The funding comes from the EU’s Connecting Europe Facility (CEF).
Gaelectric’s 330MW CAES project, near the port town of Larne in Northern Ireland, will store energy in the form of compressed air in especially engineered caverns within geological salt deposits at depths of around 1.5 kilometres below ground level.
On completion, the Larne facility will provide generation capacity of 330MW for periods of up to eight hours, enough to meet the electricity needs of over 200,000 homes, the company said.
Gaelectric received a separate EU grant of €6.5 million for the work in July 2015, covering front-end engineering and design. The latest award is for the drilling of an appraisal well, and studies into the structure of the project.
The European Commission said the project, one of nine recommended for financing under the EU’s CEF programme, will “increase energy security and help end the isolation of EU countries from EU-wide energy networks.”
A total of €263 million has been earmarked for the nine CEF trans-European energy infrastructure projects.

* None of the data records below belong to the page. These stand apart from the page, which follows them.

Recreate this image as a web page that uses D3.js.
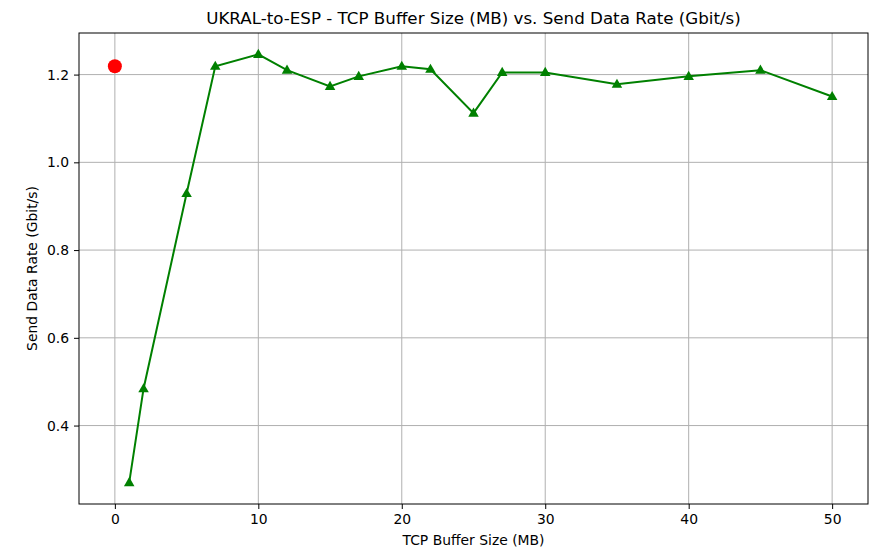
<!DOCTYPE html>
<html>
<head>
<meta charset="utf-8">
<script src="https://cdn.jsdelivr.net/npm/d3@7"></script>
<style>
  body { margin: 0; background: #fff; }
  text { font-family: "DejaVu Sans", sans-serif; fill: #000; }
</style>
</head>
<body>
<div id="chart"></div>
<script>
var bufferSizes = [1, 2, 5, 7, 10, 12, 15, 17, 20, 22, 25, 27, 30, 35, 40, 45, 50];
var sendRates = [0.27, 0.484, 0.929, 1.219, 1.246, 1.21, 1.173, 1.196, 1.219, 1.212, 1.112, 1.205, 1.205, 1.178, 1.196, 1.21, 1.15];
var highlight = [{ size: 0, rate: 1.219 }];
var xTicks = [0, 10, 20, 30, 40, 50];
var yTicks = [0.4, 0.6, 0.8, 1.0, 1.2];

var width = 873,
	height = 549;
var margin = { top: 33, right: 5, bottom: 45, left: 79 };

var svg = d3.select("#chart")
	.append("svg")
	.attr("width", width)
	.attr("height", height);

var x = d3.scaleLinear().domain([-2.5, 52.5]).range([margin.left, width - margin.right]);
var y = d3.scaleLinear().domain([0.2212, 1.2948]).range([height - margin.bottom, margin.top]);

var data = bufferSizes.map(function(d, i) {
	return { size: d, rate: sendRates[i] };
});

// grid
svg.append("g")
	.selectAll("line.vx")
	.data(xTicks)
	.enter().append("line")
	.attr("x1", function(d) { return x(d); })
	.attr("x2", function(d) { return x(d); })
	.attr("y1", margin.top)
	.attr("y2", height - margin.bottom)
	.attr("stroke", "#b0b0b0")
	.attr("stroke-width", 1);

svg.append("g")
	.selectAll("line.hy")
	.data(yTicks)
	.enter().append("line")
	.attr("x1", margin.left)
	.attr("x2", width - margin.right)
	.attr("y1", function(d) { return y(d); })
	.attr("y2", function(d) { return y(d); })
	.attr("stroke", "#b0b0b0")
	.attr("stroke-width", 1);

// axes
var xAxis = svg.append("g")
	.attr("transform", "translate(0," + (height - margin.bottom) + ")")
	.call(d3.axisBottom(x).tickValues(xTicks).tickSize(5).tickSizeOuter(0).tickPadding(5).tickFormat(d3.format("d")));

var yAxis = svg.append("g")
	.attr("transform", "translate(" + margin.left + ",0)")
	.call(d3.axisLeft(y).tickValues(yTicks).tickSize(5).tickSizeOuter(0).tickPadding(5).tickFormat(d3.format(".1f")));

[xAxis, yAxis].forEach(function(a) {
	a.select(".domain").remove();
	a.selectAll("text").attr("font-size", 13.9).attr("font-family", "DejaVu Sans, sans-serif").attr("fill", "#000");
	a.selectAll("line").attr("stroke", "#000").attr("stroke-width", 1);
});

// frame
svg.append("rect")
	.attr("x", margin.left)
	.attr("y", margin.top)
	.attr("width", width - margin.right - margin.left)
	.attr("height", height - margin.bottom - margin.top)
	.attr("fill", "none")
	.attr("stroke", "#000")
	.attr("stroke-width", 1);

// line
var line = d3.line()
	.x(function(d) { return x(d.size); })
	.y(function(d) { return y(d.rate); });

svg.append("path")
	.datum(data)
	.attr("d", line)
	.attr("fill", "none")
	.attr("stroke", "green")
	.attr("stroke-width", 2);

var tri = d3.symbol().type(d3.symbolTriangle).size(48);

svg.selectAll(".pt")
	.data(data)
	.enter().append("path")
	.attr("class", "pt")
	.attr("d", tri)
	.attr("transform", function(d) { return "translate(" + x(d.size) + "," + (y(d.rate) + 0.5) + ")"; })
	.attr("fill", "green");

svg.selectAll(".hl")
	.data(highlight)
	.enter().append("circle")
	.attr("class", "hl")
	.attr("cx", function(d) { return x(d.size); })
	.attr("cy", function(d) { return y(d.rate); })
	.attr("r", 7)
	.attr("fill", "red");

// labels
svg.append("text")
	.attr("x", (margin.left + width - margin.right) / 2)
	.attr("y", 24)
	.attr("text-anchor", "middle")
	.attr("font-size", 16.7)
	.text("UKRAL-to-ESP - TCP Buffer Size (MB) vs. Send Data Rate (Gbit/s)");

svg.append("text")
	.attr("x", (margin.left + width - margin.right) / 2)
	.attr("y", 545)
	.attr("text-anchor", "middle")
	.attr("font-size", 13.9)
	.text("TCP Buffer Size (MB)");

svg.append("text")
	.attr("transform", "translate(37," + ((margin.top + height - margin.bottom) / 2) + ") rotate(-90)")
	.attr("text-anchor", "middle")
	.attr("font-size", 13.9)
	.text("Send Data Rate (Gbit/s)");
</script>
</body>
</html>
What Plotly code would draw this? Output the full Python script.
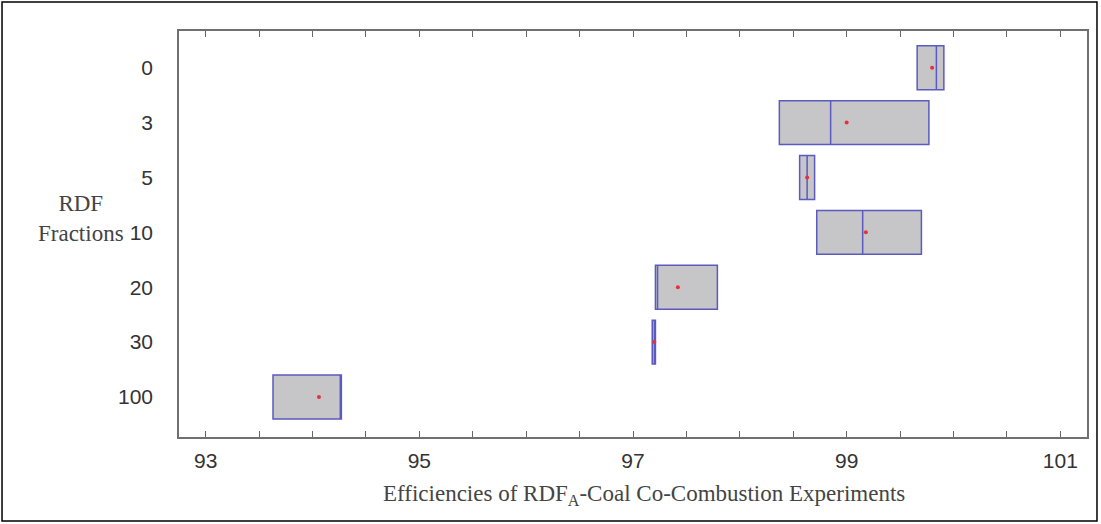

“It will be the first in a pipeline of CAES projects which Gaelectric is developing across the rest of the UK and into Europe, each designed to help system operators meet generation needs and the challenges of increasing renewable generation being connected to Europe’s power systems,” said Keith McGrane, head of energy storage at Gaelectric.
“Northern Ireland and Larne will be the vanguards for safe, flexible and technologically advanced energy storage.”
Gaelectric struck a deal with electric vehicle manufacturer Tesla last year to joint test utility-scale storage to facilitate the integration of renewables onto the grid.